The tensions, as said above, induced the US and its allies, primarily in the Persian Gulf, to create a coalition. This is a very good example of what kind of future naval coalitions the US will be able to muster to prevent a certain group of countries from controlling vital economic choke points such as the Strait of Hormuz or the Strait of Malacca in Asia. But this also raised an alarm among politicians and the world’s analytical community that we might see a military confrontation between the US (and its allies) and Iran. First, it should be emphasized that Iranians understand well that a military confrontation would be deadly for the country’s economy, leading to potential unrest in various regions. Second, a military confrontation with the US is simply beyond the Iranian resource base. However, it is also true that the US does not want to engage Iran as the latter is a completely different story from what the American forces did during the invasion of Iraq in 2003. And it is not about Iran’s far superior military capabilities than those of Iraq: the major difference lies in geographic factors.
A look at the map shows that Iran’s major population centers are surrounded by almost impregnable mountains and deserts as well as water barriers.

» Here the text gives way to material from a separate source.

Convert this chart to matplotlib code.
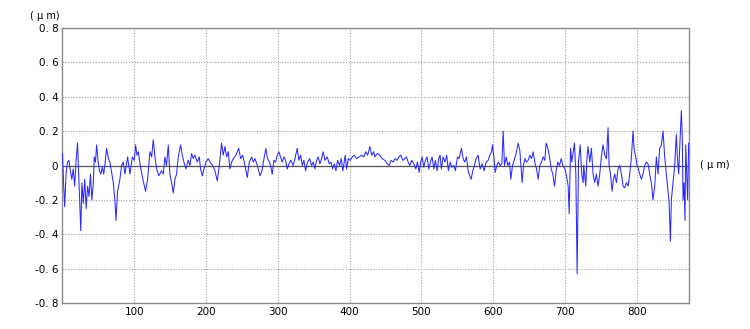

In the west and northwest are the Zagros Mountains, which bar Iran from Iraq. In the north, the Elburz Mountains as well as Armenia’s mountainous lands serve as a defensive shield. The Caspian Sea to the north and the Arabian Sea to the south are yet more impregnable barriers. To the east and northeast lie the harsh climate of Afghanistan and Pakistan. Turkmenistan’s semi-barren steppe-lands keep Iran’s provinces more or less safe (barring occasional attacks by nomadic peoples).
The fact of being both geographically contained and geographically defended has defined the Iranian grand strategy from the ancient Persian empires to modern Iran. The country’s mountains and deserts have made it almost impossible to conquer and then keep under control. Consider, for example, several of history’s greatest conquerors. The Mongols and, later Tamerlane successfully invaded the Iranian plateau, but to keep it, they either had to deploy tens of thousands of troops (which they were unable to do) or co-opt the local population (which they did) by allowing them to participate in the country’s governance. The same goes for Alexander the Great, Iran’s most successful conqueror. Following his conquest of the land, he co-opted the local elites to hold onto the state – and after he died, Iran quickly regained its independence.
Iran and the US want to avoid a direct military clash, but also do not want to lose their face among their respective allies. Still, the attempts to diminish tensions between the two powers become less and less effective as Iran grows its nuclear-related capabilities and the US sees less and less room to entice Tehran into a mutually beneficial understanding.